Are Corporate Net Zero Targets Dead? Here's What the Latest Data Says

Rumors of corporate net-zero's death have been greatly exaggerated. Despite the noise about companies backing away from climate commitments, the latest data tells a completely different story. Around 2,200 companies now have validated science-based net-zero targets as of 2025, with another 2,800 in the pipeline working to set theirs. That's not a retreat: that's momentum. eBay just joined the club in January 2026, unveiling a comprehensive plan to hit net-zero across its entire value chain by 2045, validated by the Science Based Targets initiative (SBTi).

The SBTi isn't sitting still either.
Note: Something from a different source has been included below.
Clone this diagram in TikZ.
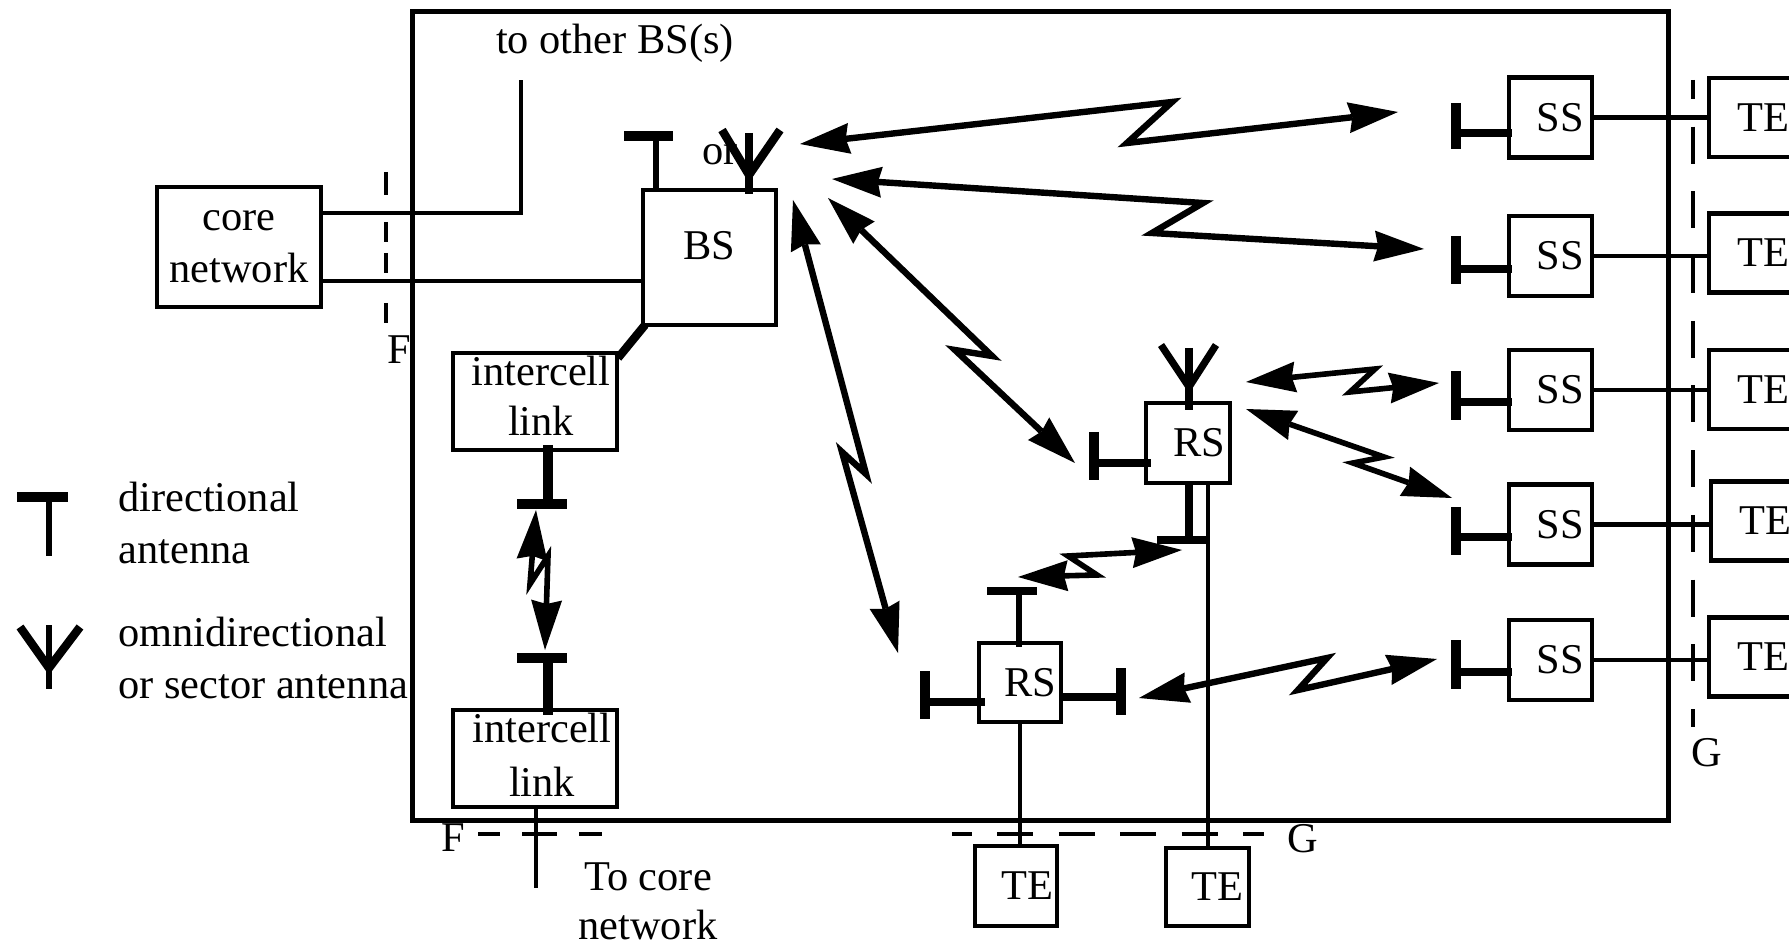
\documentclass[tikz,border=0pt]{standalone}
\usepackage{fontspec}
\setmainfont{Liberation Serif}
\usetikzlibrary{arrows.meta}
\tikzset{
  bx/.style 2 args={draw=black,line width=2.2pt,outer sep=0pt,inner sep=0pt,align=center,
    minimum width=#1*0.5pt,minimum height=#2*0.5pt},
  txt/.style={inner sep=0pt,align=center},
  conn/.style={draw=black,line width=2.1pt},
  frameline/.style={draw=black,line width=2.5pt},
  thinstem/.style={draw=black,line width=3pt},
  thickstem/.style={draw=black,line width=4pt},
  heavystem/.style={draw=black,line width=5pt},
  barline/.style={draw=black,line width=4.6pt},
  armline/.style={draw=black,line width=4.2pt},
  cutline/.style={draw=black,line width=2.4pt},
  bolt/.style={draw=black,line width=3.2pt,miter limit=20,
    {Stealth[length=25pt,width=15.5pt,inset=2pt,line width=0pt]}-{Stealth[length=25pt,width=15.5pt,inset=2pt,line width=0pt]}},
}
\begin{document}
\begin{tikzpicture}[x=0.5pt,y=-0.5pt,font=\fontsize{21.2}{25.2}\selectfont]
\useasboundingbox (0,0) rectangle (1789,946);
% frame
\node[bx={1256}{808},frameline] (frame) at (1040,416) {};
% core network
\node[bx={164}{120}] (core) at (239,247) {core\\[1pt]network};
\node[txt] (toother) at (615,43) {to other BS(s)};
\coordinate (otherend) at (521,80);
\coordinate (otherelbow) at (521,213);
\coordinate (coreup) at (321,213);
\coordinate (coredown) at (321,281);
\draw[conn] (coreup) -- (otherelbow) -- (otherend);
% BS
\node[bx={133}{135}] (bs) at (709.5,257.5) {\raisebox{12pt}{BS}};
\draw[conn] (coredown) -- (coredown -| bs.west);
\node[txt] (orlabel) at (720,155) {or};
% BS antennas
\coordinate (bsT) at (656,136);
\draw[thinstem] (bsT) -- (bsT |- bs.north);
\draw[barline] (624,136) -- (673,136);
\coordinate (bsO) at (749,133);
\draw[heavystem,line width=4pt] (bsO) -- (749,194);
\draw[armline] (722,130) -- (749,175) -- (780,130);
% intercell top
\node[bx={164}{97}] (ic1) at (535,401.5) {\hspace*{6pt}intercell\\\hspace*{6pt}link\rule[-6pt]{0pt}{0pt}};
\draw[armline] (645,325) -- (618,358);
\coordinate (ic1bar) at (548,504);
\draw[heavystem] (548,445) -- (ic1bar);
\draw[barline] (517,504) -- (567,504);
% intercell bottom
\node[bx={164}{97}] (ic2) at (535,758.5) {\hspace*{7pt}intercell\\[2pt]\hspace*{7pt}link\rule[-4pt]{0pt}{0pt}};
\coordinate (ic2bar) at (548,658);
\draw[heavystem] (ic2bar) -- (548,715);
\draw[barline] (517,658) -- (567,658);
\coordinate (coreout) at (536,888);
\draw[conn] (536,807) -- (coreout);
\node[txt] (tocore) at (648,877) {To core};
\node[txt] (tocore2) at (648,925) {network};
% F cuts
\coordinate (fv1) at (386,172);
\coordinate (fv2) at (386,323);
\draw[cutline,dash pattern=on 11.5pt off 13.5pt on 10pt off 5.5pt on 10pt off 15pt on 10pt off 20pt] (fv1) -- (fv2);
\node[txt] (fv) at (399,350) {F};
\node[txt] (fh) at (453,838) {F};
\coordinate (fh1) at (478,834);
\coordinate (fh2) at (602,834);
\draw[cutline,dash pattern=on 17.5pt off 11pt,dash phase=6.5pt] (fh1) -- (fh2);
% RS upper
\node[bx={84}{80}] (rsa) at (1188,443) {\hspace*{11pt}RS};
\draw[heavystem,line width=3.6pt] (1189,348) -- (1189,410);
\draw[armline,line width=3.6pt] (1161,345) -- (1189,387) -- (1216,345);
\draw[barline] (1094,432) -- (1094,480);
\draw[thickstem] (1094,463) -- (1151,463);
\draw[thickstem] (1189,483) -- (1189,542);
\draw[barline,line width=4pt] (1157,540) -- (1208,540);
% RS lower
\node[bx={82}{79}] (rsb) at (1020,682.5) {\hspace*{10pt}RS};
\draw[thinstem] (1019,591) -- (1019,647);
\draw[barline,line width=3.6pt] (987,591) -- (1037,591);
\draw[barline] (925,671) -- (925,719);
\draw[thickstem] (925,702) -- (985,702);
\draw[barline] (1121,668) -- (1121,715);
\draw[thickstem] (1061,697) -- (1121,697);
% bottom TE
\node[bx={82}{80}] (tea) at (1016,886) {\hspace*{11pt}TE};
\node[bx={83}{78}] (teb) at (1207.5,887) {\hspace*{10pt}TE};
\draw[conn] (rsb.south) -- (rsb.south |- tea.north);
\coordinate (rsaline) at (1208,483);
\draw[conn] (rsaline) -- (rsaline |- teb.north);
% G cuts
\coordinate (gh1) at (952,834);
\coordinate (gh2) at (1264,834);
\draw[cutline,dash pattern=on 18pt off 12.7pt,dash phase=8pt] (gh1) -- (gh2);
\node[txt] (gh) at (1303,839) {G};
\coordinate (gv1) at (1693,80);
\coordinate (gv2) at (1693,727);
\draw[cutline,dash pattern=on 18.5pt off 13.85pt,dash phase=9pt] (gv1) -- (gv2);
\node[txt] (gv) at (1707,753) {G};
% SS and TE rows
\foreach \n/\sy/\ty/\tx/\bartop/\barbot/\stemy in {
  1/117.5/117.5/1754/103/149.5/133,
  2/256/253/1754/236/284/269,
  3/390/389.5/1754/371/420/402,
  4/524.5/521/1756/507/555/537,
  5/660/657/1754/640/689/672}{
  \node[bx={83}{80}] (ss\n) at (1550.5,\sy) {\hspace*{10pt}SS};
  \node[bx={90}{79}] (te\n) at (\tx,\ty) {\hspace*{9pt}TE};
  \draw[conn] (ss\n.east) -- (te\n.west |- ss\n.east);
  \draw[barline] (1456,\bartop) -- (1456,\barbot);
  \draw[thickstem] (1456,\stemy) -- (1512,\stemy);
}
% wireless links
\coordinate (g1) at (800,144);  \coordinate (g2) at (1172,102); \coordinate (g3) at (1127,143); \coordinate (g4) at (1398,112);
\draw[bolt] (g1) -- (g2) -- (g3) -- (g4);
\coordinate (h1) at (832,179);  \coordinate (h2) at (1203,203); \coordinate (h3) at (1152,233); \coordinate (h4) at (1424,249);
\draw[bolt] (h1) -- (h2) -- (h3) -- (h4);
\coordinate (c1) at (828,198);  \coordinate (c2) at (992,356);  \coordinate (c3) at (955,350);  \coordinate (c4) at (1075,463);
\draw[bolt] (c1) -- (c2) -- (c3) -- (c4);
\coordinate (f1) at (793,200);  \coordinate (f2) at (866,474);  \coordinate (f3) at (842,452);  \coordinate (f4) at (898,653);
\draw[bolt] (f1) -- (f2) -- (f3) -- (f4);
\coordinate (a1) at (1246,382); \coordinate (a2) at (1375,369); \coordinate (a3) at (1350,392); \coordinate (a4) at (1439,383);
\draw[bolt,line width=2.8pt] (a1) -- (a2) -- (a3) -- (a4);
\coordinate (b1) at (1246,409); \coordinate (b2) at (1384,457); \coordinate (b3) at (1353,463); \coordinate (b4) at (1452,498);
\draw[bolt,line width=2.8pt] (b1) -- (b2) -- (b3) -- (b4);
\coordinate (d1) at (1182,550); \coordinate (d2) at (1068,556); \coordinate (d3) at (1097,575); \coordinate (d4) at (1018,577);
\draw[bolt,line width=2.8pt] (d1) -- (d2) -- (d3) -- (d4);
\coordinate (e1) at (1139,698); \coordinate (e2) at (1327,658); \coordinate (e3) at (1298,690); \coordinate (e4) at (1437,659);
\draw[bolt] (e1) -- (e2) -- (e3) -- (e4);
\coordinate (i1) at (536,510);  \coordinate (i2) at (530,584);  \coordinate (i3) at (548,556);  \coordinate (i4) at (545,650);
\draw[bolt,line width=2.8pt] (i1) -- (i2) -- (i3) -- (i4);
% legend
\draw[barline] (17,497) -- (68,497);
\draw[thinstem] (49,497) -- (49,556);
\node[txt,anchor=base west] (l1) at (118,511) {directional};
\node[txt,anchor=base west] (l2) at (118,564) {antenna};
\draw[thinstem,line width=3.4pt] (49,625) -- (49,689);
\draw[armline] (20,627) -- (49,668) -- (80,627);
\node[txt,anchor=base west] (l3) at (118,646) {omnidirectional};
\node[txt,anchor=base west] (l4) at (118,698) {or sector antenna};
\end{tikzpicture}
\end{document}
They've been actively strengthening the framework with an updated Corporate Net-Zero Standard V2, which wrapped up its second round of public consultation in December 2025. The new version offers more flexibility with multiple pathways for emissions reductions, clearer rules for carbon credits, and refined metrics across all three emissions scopes. The final standard should drop by spring 2026, and companies are being encouraged to adopt it for their target-setting. Companies with current validated targets can keep setting goals through 2027, then transition to Version 2.0 from 2028 onward.

Here's where it gets interesting: the quality of these pledges is actually improving. Research from the Corporate Climate Responsibility Monitor shows that while early pledges were pretty vague, more companies are now committing to reduce emissions by at least 90% from a baseline year. That's a serious number. But: and this is a big but: there's still a legitimacy gap. Independent research reveals that only a small fraction of companies are actually aligning their spending with net-zero priorities, meaning emissions targets are often running way ahead of actual investments in decarbonization.

So are corporate net-zero targets dead? Not even close. They're evolving, growing, and getting more rigorous. The real question isn't whether companies are setting targets: it's whether they're putting their money where their mouths are. The data shows the framework is alive and well, but the gap between ambition and action remains the industry's biggest challenge heading into 2026.